▸ **WRITTEN REQUEST**:
Reproduce all the material exactly, minus any pictures it holds.

▸ **RECORDS PROVIDED**:
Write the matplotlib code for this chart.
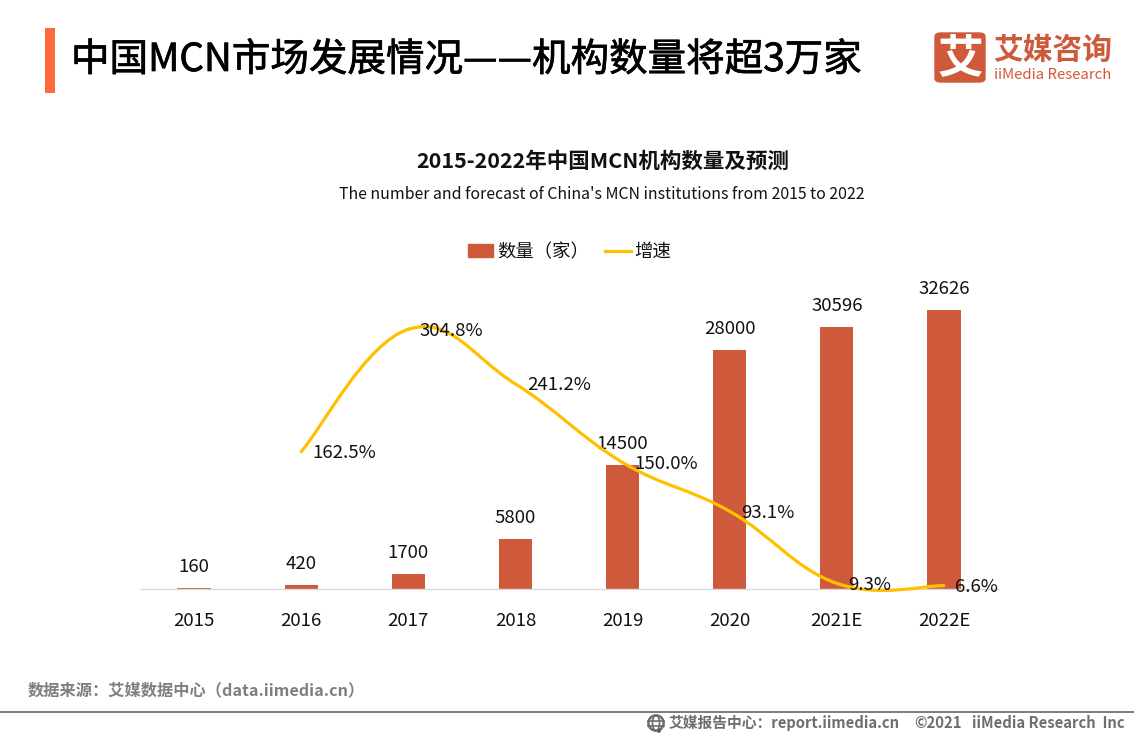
import numpy as np
import matplotlib
matplotlib.use("Agg")
import matplotlib.pyplot as plt
import matplotlib.patheffects as pe
from matplotlib.patches import Rectangle, FancyBboxPatch, Circle, PathPatch, Ellipse
from matplotlib.path import Path
from matplotlib.lines import Line2D

plt.rcParams['font.family'] = ['Noto Sans CJK SC', 'DejaVu Sans']

categories = ['2015', '2016', '2017', '2018', '2019', '2020', '2021E', '2022E']
counts = [160, 420, 1700, 5800, 14500, 28000, 30596, 32626]
growth_years = [1, 2, 3, 4, 5, 6, 7]
growth = [162.5, 304.8, 241.2, 150.0, 93.1, 9.3, 6.6]

W, H = 1134, 737
BAR = '#CF5A3B'
LINE = '#FFC000'
fig = plt.figure(figsize=(W / 100, H / 100), dpi=100, facecolor='white')


def fx(x):
    return x / W


def fy(y):
    return 1 - y / H


def rect(x0, y0, x1, y1, color):
    fig.add_artist(Rectangle((fx(x0), fy(y1)), (x1 - x0) / W, (y1 - y0) / H,
                             transform=fig.transFigure, color=color, lw=0))


def label(x, y, s, size, color='black', ha='left', weight='normal'):
    return fig.text(fx(x), fy(y), s, fontsize=size, color=color, ha=ha, va='center', weight=weight)


# header
rect(45, 28, 55, 93, '#FF6A3C')
title = label(71, 60, '中国MCN市场发展情况——机构数量将超3万家', 27.75, '#000000', weight='medium')
title.set_path_effects([pe.withStroke(linewidth=0.5, foreground='#000000')])

# logo
fig.add_artist(FancyBboxPatch((fx(935), fy(82)), 50 / W, 49 / H,
                              boxstyle='round,pad=0,rounding_size=0.005',
                              transform=fig.transFigure, fc=BAR, ec=BAR, lw=1))
label(960, 59, '艾', 33, 'white', ha='center', weight='bold')
label(993, 50, '艾媒咨询', 21.4, BAR, weight='bold')
label(994, 75, 'iiMedia Research', 10.75, BAR, weight='medium')

# chart titles
label(602.5, 161, '2015-2022年中国MCN机构数量及预测', 15.5, '#111111', ha='center', weight='bold')
label(602, 194.5, "The number and forecast of China's MCN institutions from 2015 to 2022", 11.45, '#111111', ha='center')

# chart
ax = fig.add_axes([fx(140.5), fy(589), 857 / W, 300 / H])
x = np.arange(len(categories))
ax.bar(x, counts, width=0.31, color=BAR, zorder=2)
ax.set_xlim(-0.5, 7.5)
ax.set_ylim(0, 35090)
ax.set_xticks(x, categories)
ax.set_yticks([])
ax.tick_params(axis='x', length=0, pad=16.5, labelsize=13.4, labelcolor='#111111')
for side in ['top', 'left', 'right']:
    ax.spines[side].set_visible(False)
ax.spines['bottom'].set_color('#D9D9D9')
ax.spines['bottom'].set_linewidth(1)
ax.patch.set_alpha(0)
for xi, v in zip(x, counts):
    ax.annotate(str(v), (xi, v), xytext=(0, 21 * 0.72), textcoords='offset points',
                ha='center', va='center', fontsize=13.4, color='#111111', zorder=5)

ax2 = ax.twinx()
ax2.set_ylim(2.7, 351.7)
ax2.set_yticks([])
for side in ax2.spines:
    ax2.spines[side].set_visible(False)

# Excel-like smoothed line: Bezier through the data points
gx = np.array(growth_years, float)
gy = np.array(growth, float)
verts = [(gx[0], gy[0])]
codes = [Path.MOVETO]
t = 0.2
for i in range(len(gx) - 1):
    p0 = i - 1 if i > 0 else i
    p3 = i + 2 if i + 2 < len(gx) else i + 1
    verts.append((gx[i] + t * (gx[i + 1] - gx[p0]), gy[i] + t * (gy[i + 1] - gy[p0])))
    verts.append((gx[i + 1] - t * (gx[p3] - gx[i]), gy[i + 1] - t * (gy[p3] - gy[i])))
    verts.append((gx[i + 1], gy[i + 1]))
    codes += [Path.CURVE4] * 3
ax2.add_patch(PathPatch(Path(verts, codes), fc='none', ec=LINE, lw=2.3, capstyle='round',
                        zorder=3, clip_on=False))
for xi, g in zip(growth_years, growth):
    ax2.annotate(f'{g:.1f}%', (xi, g), xytext=(11.5 * 0.72, -1.5 * 0.72), textcoords='offset points',
                 ha='left', va='center', fontsize=13.4, color='#111111', zorder=6)

# legend
handles = [Rectangle((0, 0), 1, 1, color=BAR),
           Line2D([0], [0], color=LINE, lw=2.3)]
fig.legend(handles, ['数量（家）', '增速'], ncol=2, loc='center', bbox_to_anchor=(fx(569.5), fy(252)),
           frameon=False, fontsize=13.2, handlelength=1.4, handleheight=0.65, handletextpad=0.2,
           columnspacing=0.9, labelcolor='#111111', borderpad=0)

# footer
label(28, 690, '数据来源：艾媒数据中心（data.iimedia.cn）', 11.7, '#7F7F7F', weight='bold')
rect(0, 711, W, 713, '#7F7F7F')
cax = fig.add_axes([fx(646), fy(733), 20 / W, 20 / H])
cax.set_xlim(-10, 10)
cax.set_ylim(-10, 10)
cax.axis('off')
cax.add_patch(Circle((0, 0), 7.6, fc='none', ec='#6E6E6E', lw=1.8))
cax.add_patch(Ellipse((0, 0), 7, 15.2, fc='none', ec='#6E6E6E', lw=1.2))
cax.plot([-7.6, 7.6], [2.5, 2.5], color='#6E6E6E', lw=1.2)
cax.plot([-7.6, 7.6], [-2.5, -2.5], color='#6E6E6E', lw=1.2)
cax.add_patch(Rectangle((1, -9), 3, 4, angle=-25, fc='#555555', lw=0))
label(669, 723, '艾媒报告中心：report.iimedia.cn', 10.65, '#6E6E6E', weight='bold')
label(914, 723, '©2021', 10.65, '#6E6E6E', weight='bold')
label(972, 723, 'iiMedia Research  Inc', 10.65, '#6E6E6E', weight='bold')

fig.savefig('out.png', dpi=100)
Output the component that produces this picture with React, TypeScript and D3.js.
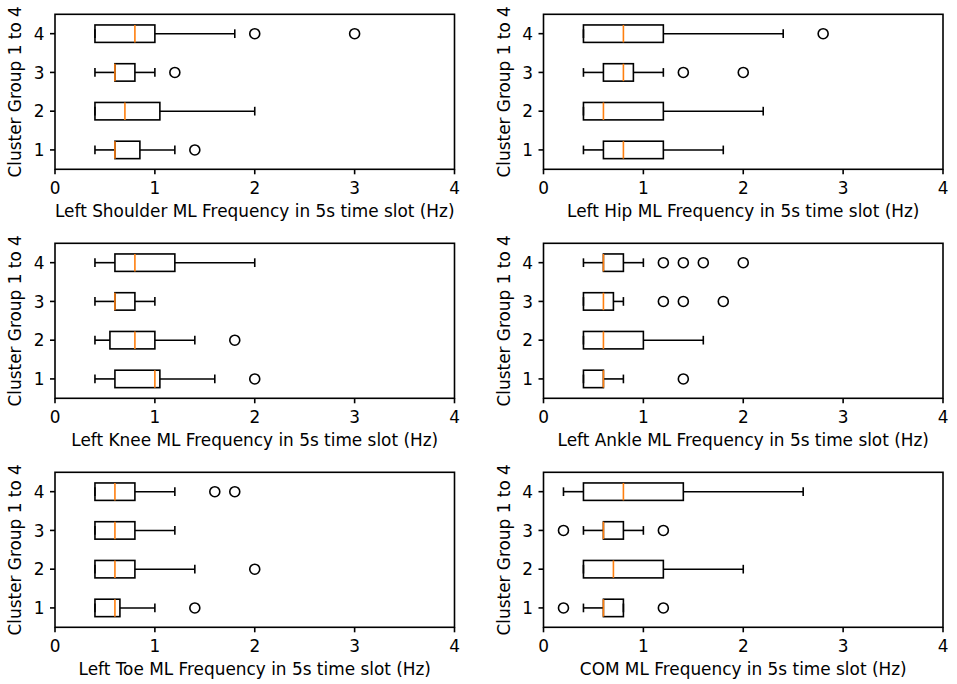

▸ **THE COMPLETED TASK**:
Write the matplotlib code for this chart.
import numpy as np
import matplotlib
matplotlib.use("Agg")
import matplotlib.pyplot as plt
import matplotlib.patheffects as pe
from matplotlib.patches import Rectangle, FancyBboxPatch, Circle, PathPatch, Ellipse
from matplotlib.path import Path
from matplotlib.lines import Line2D

plt.rcParams['font.family'] = ['Noto Sans CJK SC', 'DejaVu Sans']

categories = ['2015', '2016', '2017', '2018', '2019', '2020', '2021E', '2022E']
counts = [160, 420, 1700, 5800, 14500, 28000, 30596, 32626]
growth_years = [1, 2, 3, 4, 5, 6, 7]
growth = [162.5, 304.8, 241.2, 150.0, 93.1, 9.3, 6.6]

W, H = 1134, 737
BAR = '#CF5A3B'
LINE = '#FFC000'
fig = plt.figure(figsize=(W / 100, H / 100), dpi=100, facecolor='white')


def fx(x):
    return x / W


def fy(y):
    return 1 - y / H


def rect(x0, y0, x1, y1, color):
    fig.add_artist(Rectangle((fx(x0), fy(y1)), (x1 - x0) / W, (y1 - y0) / H,
                             transform=fig.transFigure, color=color, lw=0))


def label(x, y, s, size, color='black', ha='left', weight='normal'):
    return fig.text(fx(x), fy(y), s, fontsize=size, color=color, ha=ha, va='center', weight=weight)


# header
rect(45, 28, 55, 93, '#FF6A3C')
title = label(71, 60, '中国MCN市场发展情况——机构数量将超3万家', 27.75, '#000000', weight='medium')
title.set_path_effects([pe.withStroke(linewidth=0.5, foreground='#000000')])

# logo
fig.add_artist(FancyBboxPatch((fx(935), fy(82)), 50 / W, 49 / H,
                              boxstyle='round,pad=0,rounding_size=0.005',
                              transform=fig.transFigure, fc=BAR, ec=BAR, lw=1))
label(960, 59, '艾', 33, 'white', ha='center', weight='bold')
label(993, 50, '艾媒咨询', 21.4, BAR, weight='bold')
label(994, 75, 'iiMedia Research', 10.75, BAR, weight='medium')

# chart titles
label(602.5, 161, '2015-2022年中国MCN机构数量及预测', 15.5, '#111111', ha='center', weight='bold')
label(602, 194.5, "The number and forecast of China's MCN institutions from 2015 to 2022", 11.45, '#111111', ha='center')

# chart
ax = fig.add_axes([fx(140.5), fy(589), 857 / W, 300 / H])
x = np.arange(len(categories))
ax.bar(x, counts, width=0.31, color=BAR, zorder=2)
ax.set_xlim(-0.5, 7.5)
ax.set_ylim(0, 35090)
ax.set_xticks(x, categories)
ax.set_yticks([])
ax.tick_params(axis='x', length=0, pad=16.5, labelsize=13.4, labelcolor='#111111')
for side in ['top', 'left', 'right']:
    ax.spines[side].set_visible(False)
ax.spines['bottom'].set_color('#D9D9D9')
ax.spines['bottom'].set_linewidth(1)
ax.patch.set_alpha(0)
for xi, v in zip(x, counts):
    ax.annotate(str(v), (xi, v), xytext=(0, 21 * 0.72), textcoords='offset points',
                ha='center', va='center', fontsize=13.4, color='#111111', zorder=5)

ax2 = ax.twinx()
ax2.set_ylim(2.7, 351.7)
ax2.set_yticks([])
for side in ax2.spines:
    ax2.spines[side].set_visible(False)

# Excel-like smoothed line: Bezier through the data points
gx = np.array(growth_years, float)
gy = np.array(growth, float)
verts = [(gx[0], gy[0])]
codes = [Path.MOVETO]
t = 0.2
for i in range(len(gx) - 1):
    p0 = i - 1 if i > 0 else i
    p3 = i + 2 if i + 2 < len(gx) else i + 1
    verts.append((gx[i] + t * (gx[i + 1] - gx[p0]), gy[i] + t * (gy[i + 1] - gy[p0])))
    verts.append((gx[i + 1] - t * (gx[p3] - gx[i]), gy[i + 1] - t * (gy[p3] - gy[i])))
    verts.append((gx[i + 1], gy[i + 1]))
    codes += [Path.CURVE4] * 3
ax2.add_patch(PathPatch(Path(verts, codes), fc='none', ec=LINE, lw=2.3, capstyle='round',
                        zorder=3, clip_on=False))
for xi, g in zip(growth_years, growth):
    ax2.annotate(f'{g:.1f}%', (xi, g), xytext=(11.5 * 0.72, -1.5 * 0.72), textcoords='offset points',
                 ha='left', va='center', fontsize=13.4, color='#111111', zorder=6)

# legend
handles = [Rectangle((0, 0), 1, 1, color=BAR),
           Line2D([0], [0], color=LINE, lw=2.3)]
fig.legend(handles, ['数量（家）', '增速'], ncol=2, loc='center', bbox_to_anchor=(fx(569.5), fy(252)),
           frameon=False, fontsize=13.2, handlelength=1.4, handleheight=0.65, handletextpad=0.2,
           columnspacing=0.9, labelcolor='#111111', borderpad=0)

# footer
label(28, 690, '数据来源：艾媒数据中心（data.iimedia.cn）', 11.7, '#7F7F7F', weight='bold')
rect(0, 711, W, 713, '#7F7F7F')
cax = fig.add_axes([fx(646), fy(733), 20 / W, 20 / H])
cax.set_xlim(-10, 10)
cax.set_ylim(-10, 10)
cax.axis('off')
cax.add_patch(Circle((0, 0), 7.6, fc='none', ec='#6E6E6E', lw=1.8))
cax.add_patch(Ellipse((0, 0), 7, 15.2, fc='none', ec='#6E6E6E', lw=1.2))
cax.plot([-7.6, 7.6], [2.5, 2.5], color='#6E6E6E', lw=1.2)
cax.plot([-7.6, 7.6], [-2.5, -2.5], color='#6E6E6E', lw=1.2)
cax.add_patch(Rectangle((1, -9), 3, 4, angle=-25, fc='#555555', lw=0))
label(669, 723, '艾媒报告中心：report.iimedia.cn', 10.65, '#6E6E6E', weight='bold')
label(914, 723, '©2021', 10.65, '#6E6E6E', weight='bold')
label(972, 723, 'iiMedia Research  Inc', 10.65, '#6E6E6E', weight='bold')

fig.savefig('out.png', dpi=100)
Output the component that produces this picture with React, TypeScript and D3.js.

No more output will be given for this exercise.